John Morales ist seit mehr als drei Jahrzehnten im Geschäft, seit 2009 präsentiert er auf dem Sender NBC die Wetter-Nachrichten. Doch diesmal kann der für seine Hurrikan-Berichterstattung mit drei Emmys ausgezeichnete Meteorologe nicht weiter, er muss kurz innehalten. „Ich bitte um Verzeihung“, sagt Morales während sich auf der neben ihm eingeblendeten Animation der blutrot eingefärbte Wirbelsturm langsam im Golf von Mexiko voranbewegt. „Aber das ist einfach schreckenerregend.“
Als Morales auf Sendung geht, befindet sich „Milton“ noch nördlich der mexikanischen Halbinsel Yucatan. Doch die Prognosen für die Zugbahn sind eindeutig, in der Nacht auf Donnerstag mitteleuropäischer Zeit wird der Wirbelsturm, dessen Windspitzen zwischenzeitlich schon knapp 270 Stundenkilometern erreichten, auf die Westküste Floridas treffen. Für die Stunden danach erwarten die Meteorologen des Nationalen Hurrikanzentrums nicht nur massive Sturmschäden, sondern auch sintflutartigen Regen und weiträumige Überflutungen.

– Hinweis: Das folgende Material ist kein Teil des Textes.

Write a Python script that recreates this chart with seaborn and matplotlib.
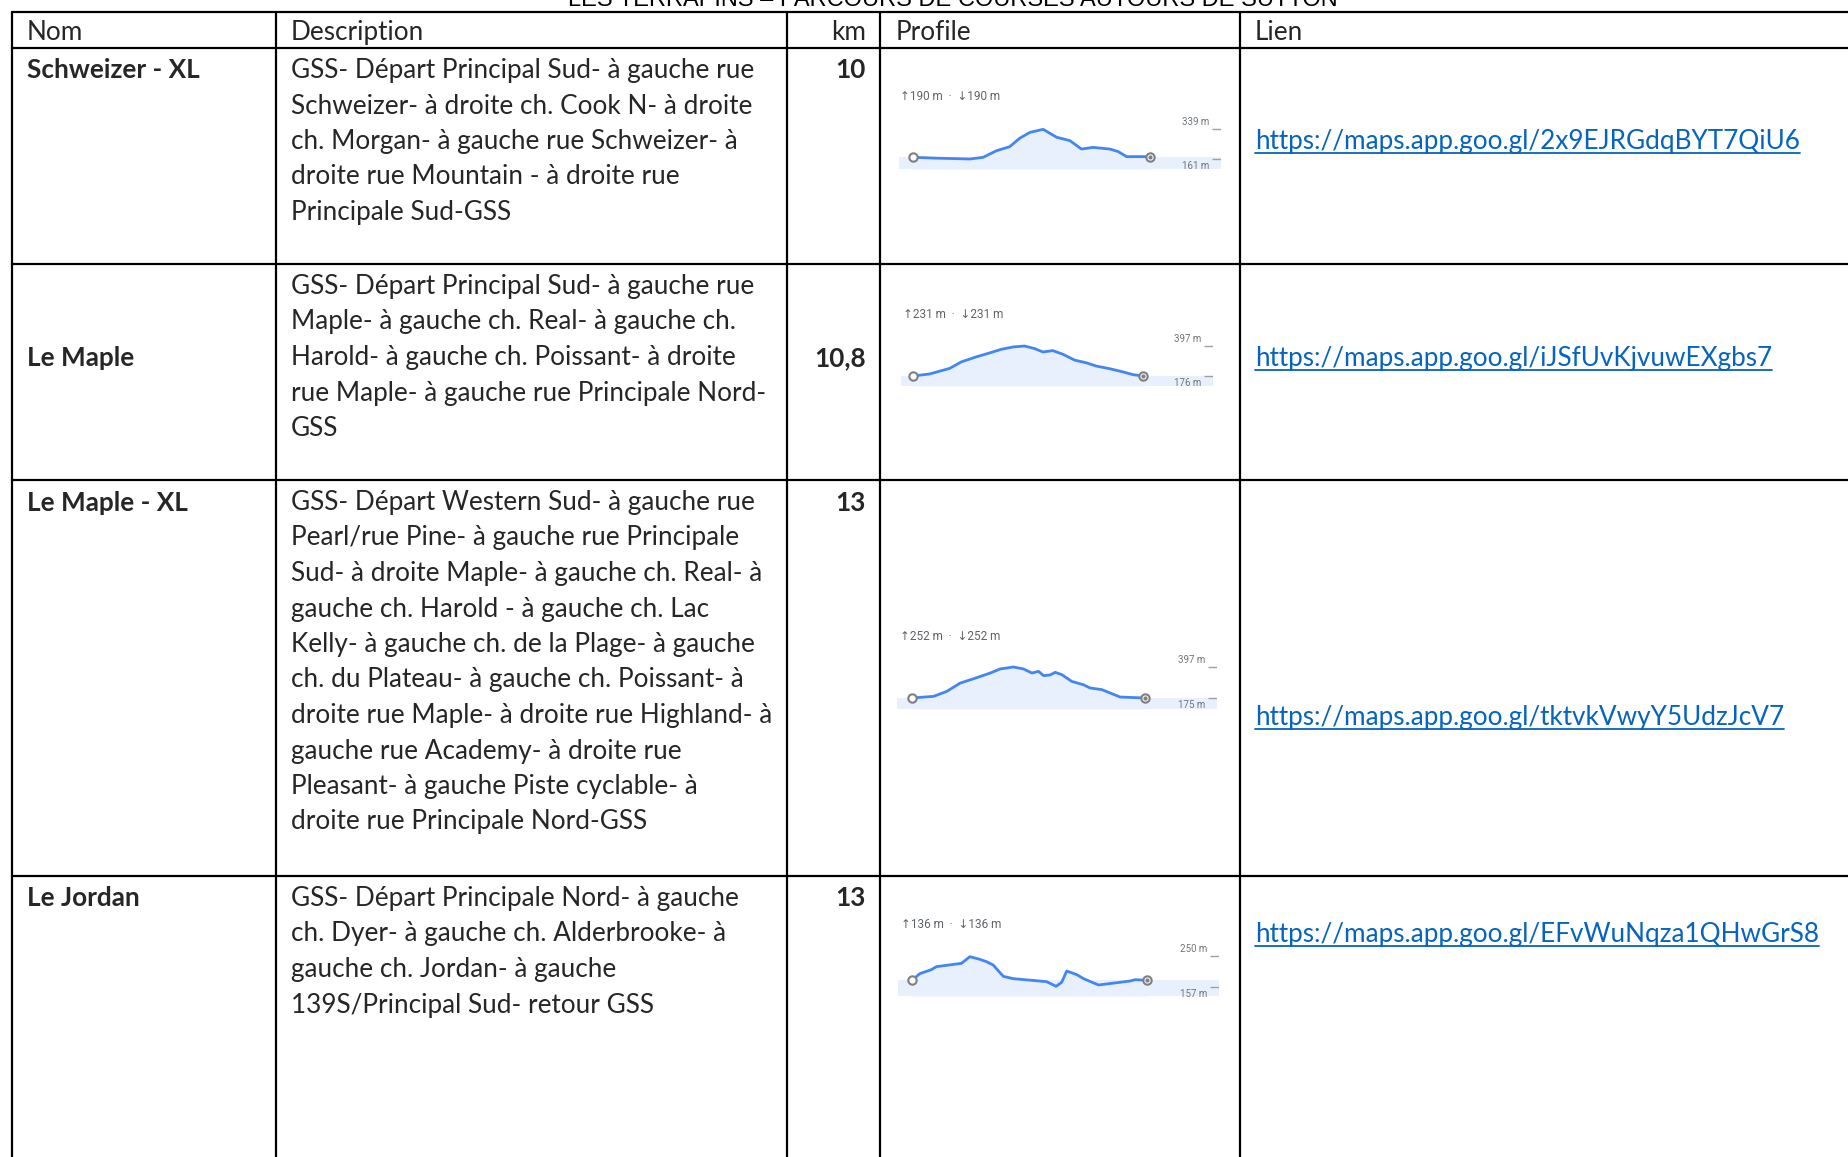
import matplotlib
matplotlib.use('Agg')

import numpy as np
import pandas as pd
import seaborn as sns
import matplotlib.pyplot as plt
from matplotlib.lines import Line2D

# --- data ---
title = "LES TERRAPINS – PARCOURS DE COURSES AUTOURS DE SUTTON"
headers = ["Nom", "Description", "km", "Profile", "Lien"]
names = ["Schweizer - XL", "Le Maple", "Le Maple - XL", "Le Jordan"]
distances = ["10", "10,8", "13", "13"]
descriptions = [
    ["GSS- Départ Principal Sud- à gauche rue",
     "Schweizer- à droite ch. Cook N- à droite",
     "ch. Morgan- à gauche rue Schweizer- à",
     "droite rue Mountain - à droite rue",
     "Principale Sud-GSS"],
    ["GSS- Départ Principal Sud- à gauche rue",
     "Maple- à gauche ch. Real- à gauche ch.",
     "Harold- à gauche ch. Poissant- à droite",
     "rue Maple- à gauche rue Principale Nord-",
     "GSS"],
    ["GSS- Départ Western Sud- à gauche rue",
     "Pearl/rue Pine- à gauche rue Principale",
     "Sud- à droite Maple- à gauche ch. Real- à",
     "gauche ch. Harold - à gauche ch. Lac",
     "Kelly- à gauche ch. de la Plage- à gauche",
     "ch. du Plateau- à gauche ch. Poissant- à",
     "droite rue Maple- à droite rue Highland- à",
     "gauche rue Academy- à droite rue",
     "Pleasant- à gauche Piste cyclable- à",
     "droite rue Principale Nord-GSS"],
    ["GSS- Départ Principale Nord- à gauche",
     "ch. Dyer- à gauche ch. Alderbrooke- à",
     "gauche ch. Jordan- à gauche",
     "139S/Principal Sud- retour GSS"],
]
links = [
    "https://maps.app.goo.gl/2x9EJRGdqBYT7QiU6",
    "https://maps.app.goo.gl/iJSfUvKjvuwEXgbs7",
    "https://maps.app.goo.gl/tktvkVwyY5UdzJcV7",
    "https://maps.app.goo.gl/EFvWuNqza1QHwGrS8",
]
gains = [190, 231, 252, 136]
elev_max = [339, 397, 397, 250]
elev_min = [161, 176, 175, 157]

km_1 = [0, 1.0, 2.4, 2.96, 3.52, 4.08, 4.5, 4.93, 5.49, 6.06, 6.62, 7.11, 7.6, 8.31, 8.66, 9.01, 10]
elev_1 = [171, 166, 161, 171, 210, 234, 284, 319, 337, 290, 270, 220, 230, 220, 205, 175, 175]
km_2 = [0, 0.78, 1.72, 2.27, 2.97, 3.6, 4.15, 4.7, 5.24, 5.71, 6.1, 6.57, 7.04, 7.59, 8.14, 8.61, 9.23, 9.86, 10.33, 10.8]
elev_2 = [176, 191, 232, 280, 317, 346, 373, 390, 397, 378, 353, 363, 336, 293, 273, 249, 230, 206, 186, 176]
km_3 = [0, 1.21, 1.95, 2.69, 3.44, 4.37, 4.92, 5.66, 6.22, 6.69, 7.06, 7.34, 7.71, 7.99, 8.36, 8.91, 9.56, 9.93, 10.59, 11.61, 13]
elev_3 = [175, 187, 223, 282, 313, 354, 383, 397, 383, 354, 366, 335, 340, 359, 342, 294, 270, 247, 235, 182, 175]
km_4 = [0, 0.43, 1.07, 1.35, 2.74, 3.2, 3.75, 4.12, 4.49, 5.05, 5.6, 7.45, 7.97, 8.28, 8.56, 9.12, 9.49, 10.32, 12.07, 12.35, 13]
elev_4 = [177, 197, 209, 218, 228, 248, 240, 233, 223, 189, 182, 173, 159, 171, 205, 194, 182, 163, 175, 179, 177]
profiles = [(km_1, elev_1), (km_2, elev_2), (km_3, elev_3), (km_4, elev_4)]

# --- layout (pixels of the 1848x1157 canvas) ---
W, H = 1848, 1157
col_x = [12, 276, 787, 880, 1240]
row_y = [12, 48, 264, 480, 876]
dy_txt = 2.5
header_y = 30 + dy_txt
name_y = [v + dy_txt for v in [68, 356, 500, 896]]
desc_y0 = [v + dy_txt for v in [68, 284, 500, 896]]
line_gap = 35.5
link_y = [v + dy_txt for v in [139, 356, 715, 932]]
# band_l, band_r, band_bot, start_px, end_px, y_px(min), y_px(max), gain_x, gain_y
prof_box = [
    (899, 1221, 169, 913, 1150, 159, 129, 900, 97),
    (901, 1213, 386, 913, 1143, 376, 346, 903, 315),
    (897, 1217, 709, 912, 1145, 698, 667, 900, 636),
    (898, 1219, 996, 912, 1147, 987, 956, 901, 925),
]


def fx(x):
    return x / W


def fy(y):
    return 1 - y / H


sns.set_theme(style="white")
plt.rcParams['font.family'] = ['Lato', 'DejaVu Sans']

fig = plt.figure(figsize=(18.48, 11.57), dpi=100)
fs = 18.8

# title (cut off at the top edge like the original)
fig.text(fx(953), fy(6), title, ha='center', va='baseline', fontsize=17,
         family=['Liberation Sans Narrow', 'Liberation Sans', 'DejaVu Sans'], color='black')

# grid lines
for y in row_y:
    fig.add_artist(Line2D([fx(col_x[0]), 1], [fy(y), fy(y)], color='black', lw=1.6,
                          transform=fig.transFigure))
for x in col_x:
    fig.add_artist(Line2D([fx(x), fx(x)], [fy(row_y[0]), 0], color='black', lw=1.6,
                          transform=fig.transFigure))

# header
hx = [27, 291, 866, 896, 1255]
for i, h in enumerate(headers):
    fig.text(fx(hx[i]), fy(header_y), h, ha='right' if h == 'km' else 'left',
             va='center', fontsize=fs)

link_texts = []
for r in range(4):
    fig.text(fx(27), fy(name_y[r]), names[r], ha='left', va='center', fontsize=fs, weight='bold')
    fig.text(fx(866), fy(name_y[r]), distances[r], ha='right', va='center', fontsize=fs, weight='bold')
    for j, line in enumerate(descriptions[r]):
        fig.text(fx(291), fy(desc_y0[r] + j * line_gap), line, ha='left', va='center', fontsize=fs)
    t = fig.text(fx(1255), fy(link_y[r]), links[r], ha='left', va='center', fontsize=fs,
                 color='#0563C1')
    link_texts.append(t)

# elevation profiles
blue = '#4285F4'
fill = '#E8F0FE'
for r, (km, elev) in enumerate(profiles):
    bl, br, bb, x0, x1, ymin_px, ymax_px, gx, gy = prof_box[r]
    top_px = ymax_px - 22
    ax = fig.add_axes([fx(bl), fy(bb), (br - bl) / W, (bb - top_px) / H])
    ppk = (x1 - x0) / km[-1]
    ppm = (ymin_px - ymax_px) / (elev_max[r] - elev_min[r])
    xlim = ((bl - x0) / ppk, (br - x0) / ppk)
    ylo = elev_min[r] - (bb - ymin_px) / ppm
    yhi = elev_min[r] + (ymin_px - top_px) / ppm
    ax.set_xlim(*xlim)
    ax.set_ylim(ylo, yhi)
    ax.fill_between(xlim, ylo, elev[0], color=fill, lw=0)
    ax.fill_between(km, elev, ylo, color=fill, lw=0)
    df = pd.DataFrame({'km': km, 'elev': elev})
    sns.lineplot(data=df, x='km', y='elev', ax=ax, color=blue, lw=2.0)
    ax.plot(km[0], elev[0], 'o', ms=6, mfc='white', mec='#7f7f7f', mew=1.5, zorder=5)
    ax.plot(km[-1], elev[-1], 'o', ms=6, mfc='white', mec='#7f7f7f', mew=1.5, zorder=5)
    ax.plot(km[-1], elev[-1], 'o', ms=2, color='#7f7f7f', zorder=6)
    ax.hlines([elev_max[r], elev_min[r]], 0.972, 1.0, transform=ax.get_yaxis_transform(),
              color='#9AA0A6', lw=1)
    for e, dy, va in [(elev_max[r], 1.5, 'bottom'), (elev_min[r], -1.5, 'top')]:
        ax.annotate(f"{e} m", xy=(1.0, e), xycoords=ax.get_yaxis_transform(),
                    xytext=(-8.3, dy), textcoords='offset points', ha='right', va=va,
                    fontsize=7, color='#70757A', family=['Roboto', 'DejaVu Sans'])
    ax.set_axis_off()
    fig.text(fx(gx), fy(gy), f"\u2191{gains[r]} m  \u00b7  \u2193{gains[r]} m", ha='left', va='center',
             fontsize=8.5, color='#5F6368', family=['Roboto', 'DejaVu Sans'])

# underline the links
fig.canvas.draw()
renderer = fig.canvas.get_renderer()
inv = fig.transFigure.inverted()
for t in link_texts:
    bb = t.get_window_extent(renderer)
    (ax0, ay0), (ax1, ay1) = inv.transform([(bb.x0, bb.y0), (bb.x1, bb.y1)])
    uy = ay0 + 1.5 / H
    fig.add_artist(Line2D([ax0, ax1], [uy, uy], color='#0563C1', lw=1.3, transform=fig.transFigure))

fig.savefig('out.png', dpi=100, facecolor='white')
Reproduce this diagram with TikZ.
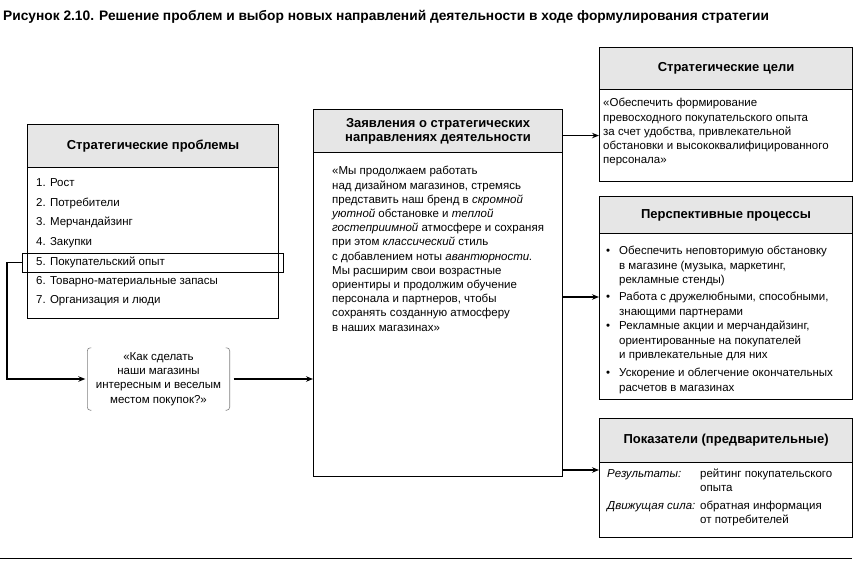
\documentclass[tikz,border=0pt]{standalone}
\usepackage{fontspec}
\setmainfont{Liberation Sans}
\usetikzlibrary{arrows.meta,calc}
\definecolor{hdrgray}{RGB}{230,230,230}
\tikzset{
  box/.style={draw, line width=1.1pt, anchor=north west, inner sep=0pt},
  hdr/.style={box, fill=hdrgray, font=\fontsize{13}{14}\selectfont\bfseries, align=center},
  arr/.style={line width=1.8pt, -{Stealth[length=7pt,width=5.5pt]}},
  txt/.style={font=\fontsize{11.5}{14.2}\selectfont, inner sep=0pt, align=left},
  brk/.style={draw=gray, line width=0.6pt, rounded corners=3pt},
}
\begin{document}
\begin{tikzpicture}[x=1pt,y=-1pt]
\useasboundingbox (0,0) rectangle (857,565);
% title and bottom rule
\node[anchor=base west, inner sep=0pt, font=\fontsize{13.75}{16}\selectfont\bfseries] (title) at (3,20)
  {Рисунок 2.10. Решение проблем и выбор новых направлений деятельности в ходе формулирования стратегии};
\draw[line width=1pt] (0,558) -- (852,558);

% left box
\node[hdr, minimum width=251, minimum height=43] (lh) at (27,124) {Стратегические проблемы};
\node[box, minimum width=251, minimum height=151] (lb) at (27,167) {};
\node[txt, anchor=base west] (i1) at (36,186.8) {1. Рост};
\node[txt, anchor=base west] (i2) at (36,206.3) {2. Потребители};
\node[txt, anchor=base west] (i3) at (36,225.8) {3. Мерчандайзинг};
\node[txt, anchor=base west] (i4) at (36,245.3) {4. Закупки};
\node[txt, anchor=base west] (i5) at (36,265) {5. Покупательский опыт};
\node[draw, line width=0.9pt, anchor=west, minimum width=261, minimum height=19, inner sep=0pt] (hl) at (22,262.5) {};
\node[txt, anchor=base west] (i6) at (36,284.3) {6. Товарно-материальные запасы};
\node[txt, anchor=base west] (i7) at (36,303.8) {7. Организация и люди};

% question node
\node[txt, align=center, minimum width=142, minimum height=62] (q) at (158.5,379)
  {«Как сделать\\наши магазины\\интересным и веселым\\местом покупок?»};
\draw[brk] ([xshift=4pt]q.north west) -- (q.north west) -- (q.south west) -- ([xshift=4pt]q.south west);
\draw[brk] ([xshift=-4pt]q.north east) -- (q.north east) -- (q.south east) -- ([xshift=-4pt]q.south east);

% middle box
\node[hdr, minimum width=249, minimum height=43] (mh) at (313,109) {Заявления о стратегических\\направлениях деятельности};
\node[box, minimum width=249, minimum height=324] (mb) at (313,152) {};
\node[txt, anchor=base west] (mt) at (332,331)
  {«Мы продолжаем работать\\
   над дизайном магазинов, стремясь\\
   представить наш бренд в \textit{скромной}\\
   \textit{уютной} обстановке и \textit{теплой}\\
   \textit{гостеприимной} атмосфере и сохраняя\\
   при этом \textit{классический} стиль\\
   с добавлением ноты \textit{авантюрности.}\\
   Мы расширим свои возрастные\\
   ориентиры и продолжим обучение\\
   персонала и партнеров, чтобы\\
   сохранять созданную атмосферу\\
   в наших магазинах»};

% right box 1
\node[hdr, minimum width=253, minimum height=42] (r1h) at (599,47) {Стратегические цели};
\node[box, minimum width=253, minimum height=92] (r1b) at (599,89) {};
\node[txt, anchor=base west] (r1t) at (603,163.6)
  {«Обеспечить формирование\\
   превосходного покупательского опыта\\
   за счет удобства, привлекательной\\
   обстановки и высококвалифицированного\\
   персонала»};

% right box 2
\node[hdr, minimum width=253, minimum height=37] (r2h) at (599,196) {Перспективные процессы};
\node[box, minimum width=253, minimum height=166] (r2b) at (599,233) {};
\node[txt, anchor=base west] (d1) at (606,254.8) {\textbullet};
\node[txt, anchor=base west] (b1) at (619,283.2) {Обеспечить неповторимую обстановку\\в магазине (музыка, маркетинг,\\рекламные стенды)};
\node[txt, anchor=base west] (d2) at (606,300.8) {\textbullet};
\node[txt, anchor=base west] (b2) at (619,315) {Работа с дружелюбными, способными,\\знающими партнерами};
\node[txt, anchor=base west] (d3) at (606,329.8) {\textbullet};
\node[txt, anchor=base west] (b3) at (619,358.2) {Рекламные акции и мерчандайзинг,\\ориентированные на покупателей\\и привлекательные для них};
\node[txt, anchor=base west] (d4) at (606,376.8) {\textbullet};
\node[txt, anchor=base west] (b4) at (619,391) {Ускорение и облегчение окончательных\\расчетов в магазинах};

% right box 3
\node[hdr, minimum width=253, minimum height=44] (r3h) at (599,418) {Показатели (предварительные)};
\node[box, minimum width=253, minimum height=75] (r3b) at (599,462) {};
\node[txt, anchor=base west] (k1) at (607,477) {\textit{Результаты:}};
\node[txt, anchor=base west] (v1) at (700,491.2) {рейтинг покупательского\\опыта};
\node[txt, anchor=base west] (k2) at (607,509.5) {\textit{Движущая сила:}};
\node[txt, anchor=base west] (v2) at (700,523.7) {обратная информация\\от потребителей};

% connectors
\coordinate (c1) at (7,262.5);
\draw[arr] (hl.west) -- (c1) |- ([xshift=-2pt]q.west);
\draw[arr] ([xshift=4pt]q.east) -- (q.east -| mb.west);
\draw[arr] (r1b.west -| mb.east) -- (r1b.west);
\path (r2b.north west) ++(0,64) coordinate (a2);
\draw[arr] (a2 -| mb.east) -- (a2);
\path (r3b.north west) ++(0,8) coordinate (a3);
\draw[arr] (a3 -| mb.east) -- (a3);
\end{tikzpicture}
\end{document}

Schon seit Beginn der Woche rufen die Behörden die Bewohner an der Westküste von Florida zur Evakuierung auf - und die Warnungen klingen dabei mittlerweile ebenso dramatisch wie jene von John Morales. „Wenn Sie sich dafür entscheiden, in einem der Evakuierungsgebiete zu bleiben, werden Sie sterben“, sagt Jane Castor, die Bürgermeisterin der Stadt Tampa, im Sender CNN.
Am Dienstag laufen die Vorbereitungen in den Hochrisikogebieten auch schon auf Hochtouren. Viele Menschen vernageln ihre Fenster mit dicken Brettern und stocken in den sich rasch leerenden Supermärkten ihre Vorräte auf. Auf den Ausfallsstraßen bilden sich schon in den frühen Morgenstunden lange Autokolonnen.
„Milton“ ist der zweite schwere Hurrikan, der die USA binnen kurzer Zeit trifft. Vor knapp zehn Tagen zog Hurrikan „Helene“ über den Südosten hinweg und hinterließ in sechs Bundesstaaten eine Schneise der Verwüstung. Mehr als 190 Menschen starben, Millionen Menschen waren tagelang ohne Strom. Der Wiederaufbau in den betroffenen Gebieten - darunter auch viele Gemeinden in Florida, die sich nun auf „Milton“ vorbereiten - wird nach Einschätzung von Experten Monate, wenn nicht Jahre, dauern.
Dass die USA angesichts der bereits eingetretenen und der noch erwarteten Katastrophe an einem Strang ziehen, ist allerdings nicht absehbar. Im Gegenteil. Vier Wochen vor der Präsidentschaftswahl sind die Hilfsmaßnahmen nach „Helene“ und die Vorbereitung auf „Milton“ zum erbitterten Politikum geworden, in dessen Zuge sich eine Flut von Falschinformationen über das Land ergießt. So wirft Donald Trump bei seinen Wahlkampfveranstaltungen, US-Präsident Joe Biden nicht nur regelmäßig vor, den betroffenen Bundesstaaten kaum zu helfen und das Gespräch mit den zuständigen Gouverneuren zu verweigern. Der republikanische Präsidentschaftskandidat behauptet auch, dass Vizepräsidentin Kamala Harris, die mittlerweile in so gut wie allen Umfragen vor Trump liegt, Geld von der Katastrophenschutzbehörde Fema abgezweigt habe, um illegalen Einwanderern zu helfen.
Trumps Behauptung ist zwar mittlerweile durch zahlreiche Faktenchecks renommierter Medien widerlegt, doch so leicht lassen sich die Falschinformationen nicht mehr einfangen. So beklagt sich die Fema mittlerweile darüber, dass Hilfsmaßnahmen in den betroffenen Gebieten durch die aktuelle Desinformationsflut spürbar erschwert werden. Laut Behörden-Chefin Deanne Criswell, die zuletzt vermehrt Attacken gegen ihre Mitarbeiter in den sozialen Medien beobachtet hat, könnte das sogar dazu führen, dass Betroffene keine Hilfe mehr suchen oder sich davon abhalten lassen, Unterstützung zu beantragen.